A diferença entre a percepção de significado de um projeto do arquiteto e da pessoa

que o utiliza pode causar usos não esperados e, inclusive, prejudiciais para o usuário, como

“as várias pessoas que [tentaram] caminhar através de uma porta ou janela de vidro do chão

ao teto, acreditando que elas estivessem abertas” (HERSHBERGER, 1974, p. 148 - tradução

nossa). Para o autor, a forma que a arquitetura, o ambiente ou o objeto terá informará a

pessoa dos possíveis usos.

CONCLUSÃO

Conhecemos, hoje, as consequências do planejamento urbano marcado pelo uso

indiscriminado do automóvel particular e, como consequência deste conhecimento, sabemos

que os modos de transporte menos impactantes ao meio ambiente e à saúde das pessoas

devem ser incentivados. Porém, o incentivo ao uso de modais sustentáveis ainda possui

muitas lacunas. A percepção das pessoas que utilizam o espaço urbano é diferente dos

técnicos e estes conhecimentos podem ser complementares para o projeto do espaço da rua.

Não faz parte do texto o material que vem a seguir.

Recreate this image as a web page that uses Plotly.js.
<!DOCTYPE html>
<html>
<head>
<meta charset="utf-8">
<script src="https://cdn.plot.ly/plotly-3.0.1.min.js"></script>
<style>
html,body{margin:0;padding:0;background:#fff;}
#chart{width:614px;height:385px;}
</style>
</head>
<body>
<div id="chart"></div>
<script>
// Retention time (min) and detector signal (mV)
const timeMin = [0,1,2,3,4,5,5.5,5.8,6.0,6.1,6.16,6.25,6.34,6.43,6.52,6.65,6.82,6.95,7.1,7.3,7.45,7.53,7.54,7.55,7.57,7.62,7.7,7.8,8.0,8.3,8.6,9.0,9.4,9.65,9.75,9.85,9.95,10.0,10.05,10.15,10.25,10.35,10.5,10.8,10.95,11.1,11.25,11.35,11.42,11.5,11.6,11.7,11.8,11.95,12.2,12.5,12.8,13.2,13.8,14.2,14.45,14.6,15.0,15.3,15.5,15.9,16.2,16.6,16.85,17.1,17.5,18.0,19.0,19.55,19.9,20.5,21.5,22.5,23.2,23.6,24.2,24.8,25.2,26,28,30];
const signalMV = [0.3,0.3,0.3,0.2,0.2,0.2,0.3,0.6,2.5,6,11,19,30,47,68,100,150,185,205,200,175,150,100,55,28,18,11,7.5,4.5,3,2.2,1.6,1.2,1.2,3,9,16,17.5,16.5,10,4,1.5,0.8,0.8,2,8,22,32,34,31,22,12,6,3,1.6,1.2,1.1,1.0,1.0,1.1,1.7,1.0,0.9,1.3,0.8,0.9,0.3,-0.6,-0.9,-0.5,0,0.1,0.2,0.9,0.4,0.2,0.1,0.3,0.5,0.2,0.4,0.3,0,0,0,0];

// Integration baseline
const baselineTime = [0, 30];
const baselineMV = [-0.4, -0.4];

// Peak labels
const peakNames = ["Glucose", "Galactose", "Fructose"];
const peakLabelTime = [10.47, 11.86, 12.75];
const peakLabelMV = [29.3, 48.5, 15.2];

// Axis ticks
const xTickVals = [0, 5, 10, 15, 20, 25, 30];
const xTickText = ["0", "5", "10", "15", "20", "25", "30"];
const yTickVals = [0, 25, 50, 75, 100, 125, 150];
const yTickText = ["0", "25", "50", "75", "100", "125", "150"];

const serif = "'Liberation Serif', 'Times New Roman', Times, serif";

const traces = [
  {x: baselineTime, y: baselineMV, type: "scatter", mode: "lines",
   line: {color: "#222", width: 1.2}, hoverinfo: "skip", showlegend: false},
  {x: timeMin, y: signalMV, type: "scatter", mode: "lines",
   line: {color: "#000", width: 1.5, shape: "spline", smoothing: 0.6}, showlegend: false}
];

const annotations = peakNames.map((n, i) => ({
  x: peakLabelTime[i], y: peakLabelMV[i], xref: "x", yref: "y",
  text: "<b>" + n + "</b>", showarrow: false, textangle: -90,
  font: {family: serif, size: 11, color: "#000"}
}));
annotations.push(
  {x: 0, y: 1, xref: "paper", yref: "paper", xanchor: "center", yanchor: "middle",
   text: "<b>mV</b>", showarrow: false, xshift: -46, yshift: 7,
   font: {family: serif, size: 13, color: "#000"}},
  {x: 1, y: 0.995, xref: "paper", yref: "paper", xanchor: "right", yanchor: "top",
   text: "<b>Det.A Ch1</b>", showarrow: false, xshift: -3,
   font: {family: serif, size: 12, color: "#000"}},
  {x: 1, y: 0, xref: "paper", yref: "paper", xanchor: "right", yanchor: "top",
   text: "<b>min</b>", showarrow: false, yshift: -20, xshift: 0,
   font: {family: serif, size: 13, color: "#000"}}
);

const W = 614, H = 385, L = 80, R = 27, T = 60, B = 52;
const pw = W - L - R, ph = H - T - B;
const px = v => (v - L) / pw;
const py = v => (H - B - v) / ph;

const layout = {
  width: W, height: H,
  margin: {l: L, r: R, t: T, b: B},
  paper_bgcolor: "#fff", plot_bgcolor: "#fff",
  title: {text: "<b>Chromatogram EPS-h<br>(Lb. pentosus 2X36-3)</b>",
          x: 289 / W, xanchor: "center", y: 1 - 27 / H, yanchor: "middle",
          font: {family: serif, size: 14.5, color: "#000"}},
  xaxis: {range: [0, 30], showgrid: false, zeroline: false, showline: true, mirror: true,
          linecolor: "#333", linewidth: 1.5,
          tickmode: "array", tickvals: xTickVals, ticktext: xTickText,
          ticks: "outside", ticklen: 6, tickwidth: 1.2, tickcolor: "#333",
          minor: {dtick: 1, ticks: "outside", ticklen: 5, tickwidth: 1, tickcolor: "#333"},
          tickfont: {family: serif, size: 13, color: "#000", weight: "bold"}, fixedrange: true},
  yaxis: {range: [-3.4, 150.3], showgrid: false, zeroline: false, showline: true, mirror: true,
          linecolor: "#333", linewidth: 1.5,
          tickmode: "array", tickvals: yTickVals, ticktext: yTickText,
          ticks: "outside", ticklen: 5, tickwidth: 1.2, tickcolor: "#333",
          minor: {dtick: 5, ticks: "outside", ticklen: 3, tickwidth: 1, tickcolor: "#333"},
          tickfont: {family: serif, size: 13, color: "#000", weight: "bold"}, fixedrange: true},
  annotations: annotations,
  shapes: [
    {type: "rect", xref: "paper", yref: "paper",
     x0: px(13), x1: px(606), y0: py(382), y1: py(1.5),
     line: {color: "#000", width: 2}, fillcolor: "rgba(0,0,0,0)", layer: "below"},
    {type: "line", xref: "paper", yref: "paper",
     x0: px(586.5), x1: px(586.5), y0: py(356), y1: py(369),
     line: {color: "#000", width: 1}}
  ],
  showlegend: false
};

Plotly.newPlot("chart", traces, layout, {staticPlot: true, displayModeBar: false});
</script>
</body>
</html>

Os Estudos de Comportamento Ambiental trouxeram à ciência o conhecimento de que

as pessoas e os ambientes estão inter-relacionados e o ambiente não atua de forma

determinista em como a pessoa se comportará, como acreditado anteriormente. Desta forma,

o ambiente terá grande influência na percepção da pessoa ao se deslocar a pé e o projeto da

rua deve ser condizente com as necessidades de suporte expostos pelos moradores.